__EXERCISE TASK__. Transcribe the records below exactly as they appear.

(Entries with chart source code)
=======

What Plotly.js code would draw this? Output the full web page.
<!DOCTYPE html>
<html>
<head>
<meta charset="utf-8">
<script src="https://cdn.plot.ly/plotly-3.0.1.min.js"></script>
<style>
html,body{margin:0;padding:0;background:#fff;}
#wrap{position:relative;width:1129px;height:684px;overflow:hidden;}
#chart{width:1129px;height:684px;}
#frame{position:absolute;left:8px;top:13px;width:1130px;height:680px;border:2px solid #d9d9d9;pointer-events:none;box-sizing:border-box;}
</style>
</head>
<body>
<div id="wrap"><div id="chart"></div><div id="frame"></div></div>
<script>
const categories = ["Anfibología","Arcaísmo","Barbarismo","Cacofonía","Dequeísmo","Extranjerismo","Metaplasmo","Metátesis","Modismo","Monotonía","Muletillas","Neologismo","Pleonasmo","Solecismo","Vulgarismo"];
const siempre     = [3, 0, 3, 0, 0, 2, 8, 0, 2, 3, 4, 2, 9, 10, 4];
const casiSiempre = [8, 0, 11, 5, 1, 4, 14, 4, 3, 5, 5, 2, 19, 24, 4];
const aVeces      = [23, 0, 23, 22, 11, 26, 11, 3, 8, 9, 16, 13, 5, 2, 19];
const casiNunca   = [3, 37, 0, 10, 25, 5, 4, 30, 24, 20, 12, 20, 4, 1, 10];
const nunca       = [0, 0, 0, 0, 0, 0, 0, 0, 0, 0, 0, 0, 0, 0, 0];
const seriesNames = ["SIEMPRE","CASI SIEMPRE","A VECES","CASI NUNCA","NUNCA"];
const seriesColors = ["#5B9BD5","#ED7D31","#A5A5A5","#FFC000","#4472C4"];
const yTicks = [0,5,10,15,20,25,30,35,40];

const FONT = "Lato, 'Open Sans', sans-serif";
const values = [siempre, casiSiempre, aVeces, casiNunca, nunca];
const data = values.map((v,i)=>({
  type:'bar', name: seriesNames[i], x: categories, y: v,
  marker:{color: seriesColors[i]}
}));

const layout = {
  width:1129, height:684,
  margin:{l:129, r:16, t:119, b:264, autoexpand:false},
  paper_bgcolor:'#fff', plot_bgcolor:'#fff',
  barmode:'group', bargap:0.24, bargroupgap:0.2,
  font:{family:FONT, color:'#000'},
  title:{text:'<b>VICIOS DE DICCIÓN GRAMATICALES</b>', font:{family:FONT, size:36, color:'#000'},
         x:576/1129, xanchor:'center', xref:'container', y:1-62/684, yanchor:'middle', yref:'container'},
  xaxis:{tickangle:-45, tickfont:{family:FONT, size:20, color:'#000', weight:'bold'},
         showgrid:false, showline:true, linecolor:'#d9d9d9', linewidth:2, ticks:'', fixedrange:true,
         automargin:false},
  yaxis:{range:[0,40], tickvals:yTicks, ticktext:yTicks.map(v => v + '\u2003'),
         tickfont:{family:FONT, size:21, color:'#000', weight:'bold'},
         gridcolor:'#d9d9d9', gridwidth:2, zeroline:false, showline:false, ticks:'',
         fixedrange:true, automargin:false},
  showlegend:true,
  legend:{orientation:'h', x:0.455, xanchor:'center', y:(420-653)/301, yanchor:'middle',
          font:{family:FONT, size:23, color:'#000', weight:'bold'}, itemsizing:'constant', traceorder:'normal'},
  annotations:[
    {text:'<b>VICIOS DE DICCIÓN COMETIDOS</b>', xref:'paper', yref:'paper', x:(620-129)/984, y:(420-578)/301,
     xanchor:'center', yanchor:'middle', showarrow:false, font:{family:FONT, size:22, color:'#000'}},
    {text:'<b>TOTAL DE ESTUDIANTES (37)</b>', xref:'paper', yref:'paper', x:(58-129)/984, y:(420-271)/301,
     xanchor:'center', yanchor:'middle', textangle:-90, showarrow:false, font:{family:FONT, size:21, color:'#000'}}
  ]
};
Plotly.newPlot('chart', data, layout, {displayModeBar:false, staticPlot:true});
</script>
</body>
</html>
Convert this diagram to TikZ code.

=======

__CORRECT RESULT__.
What Plotly.js code would draw this? Output the full web page.
<!DOCTYPE html>
<html>
<head>
<meta charset="utf-8">
<script src="https://cdn.plot.ly/plotly-3.0.1.min.js"></script>
<style>
html,body{margin:0;padding:0;background:#fff;}
#wrap{position:relative;width:1129px;height:684px;overflow:hidden;}
#chart{width:1129px;height:684px;}
#frame{position:absolute;left:8px;top:13px;width:1130px;height:680px;border:2px solid #d9d9d9;pointer-events:none;box-sizing:border-box;}
</style>
</head>
<body>
<div id="wrap"><div id="chart"></div><div id="frame"></div></div>
<script>
const categories = ["Anfibología","Arcaísmo","Barbarismo","Cacofonía","Dequeísmo","Extranjerismo","Metaplasmo","Metátesis","Modismo","Monotonía","Muletillas","Neologismo","Pleonasmo","Solecismo","Vulgarismo"];
const siempre     = [3, 0, 3, 0, 0, 2, 8, 0, 2, 3, 4, 2, 9, 10, 4];
const casiSiempre = [8, 0, 11, 5, 1, 4, 14, 4, 3, 5, 5, 2, 19, 24, 4];
const aVeces      = [23, 0, 23, 22, 11, 26, 11, 3, 8, 9, 16, 13, 5, 2, 19];
const casiNunca   = [3, 37, 0, 10, 25, 5, 4, 30, 24, 20, 12, 20, 4, 1, 10];
const nunca       = [0, 0, 0, 0, 0, 0, 0, 0, 0, 0, 0, 0, 0, 0, 0];
const seriesNames = ["SIEMPRE","CASI SIEMPRE","A VECES","CASI NUNCA","NUNCA"];
const seriesColors = ["#5B9BD5","#ED7D31","#A5A5A5","#FFC000","#4472C4"];
const yTicks = [0,5,10,15,20,25,30,35,40];

const FONT = "Lato, 'Open Sans', sans-serif";
const values = [siempre, casiSiempre, aVeces, casiNunca, nunca];
const data = values.map((v,i)=>({
  type:'bar', name: seriesNames[i], x: categories, y: v,
  marker:{color: seriesColors[i]}
}));

const layout = {
  width:1129, height:684,
  margin:{l:129, r:16, t:119, b:264, autoexpand:false},
  paper_bgcolor:'#fff', plot_bgcolor:'#fff',
  barmode:'group', bargap:0.24, bargroupgap:0.2,
  font:{family:FONT, color:'#000'},
  title:{text:'<b>VICIOS DE DICCIÓN GRAMATICALES</b>', font:{family:FONT, size:36, color:'#000'},
         x:576/1129, xanchor:'center', xref:'container', y:1-62/684, yanchor:'middle', yref:'container'},
  xaxis:{tickangle:-45, tickfont:{family:FONT, size:20, color:'#000', weight:'bold'},
         showgrid:false, showline:true, linecolor:'#d9d9d9', linewidth:2, ticks:'', fixedrange:true,
         automargin:false},
  yaxis:{range:[0,40], tickvals:yTicks, ticktext:yTicks.map(v => v + '\u2003'),
         tickfont:{family:FONT, size:21, color:'#000', weight:'bold'},
         gridcolor:'#d9d9d9', gridwidth:2, zeroline:false, showline:false, ticks:'',
         fixedrange:true, automargin:false},
  showlegend:true,
  legend:{orientation:'h', x:0.455, xanchor:'center', y:(420-653)/301, yanchor:'middle',
          font:{family:FONT, size:23, color:'#000', weight:'bold'}, itemsizing:'constant', traceorder:'normal'},
  annotations:[
    {text:'<b>VICIOS DE DICCIÓN COMETIDOS</b>', xref:'paper', yref:'paper', x:(620-129)/984, y:(420-578)/301,
     xanchor:'center', yanchor:'middle', showarrow:false, font:{family:FONT, size:22, color:'#000'}},
    {text:'<b>TOTAL DE ESTUDIANTES (37)</b>', xref:'paper', yref:'paper', x:(58-129)/984, y:(420-271)/301,
     xanchor:'center', yanchor:'middle', textangle:-90, showarrow:false, font:{family:FONT, size:21, color:'#000'}}
  ]
};
Plotly.newPlot('chart', data, layout, {displayModeBar:false, staticPlot:true});
</script>
</body>
</html>
Convert this diagram to TikZ code.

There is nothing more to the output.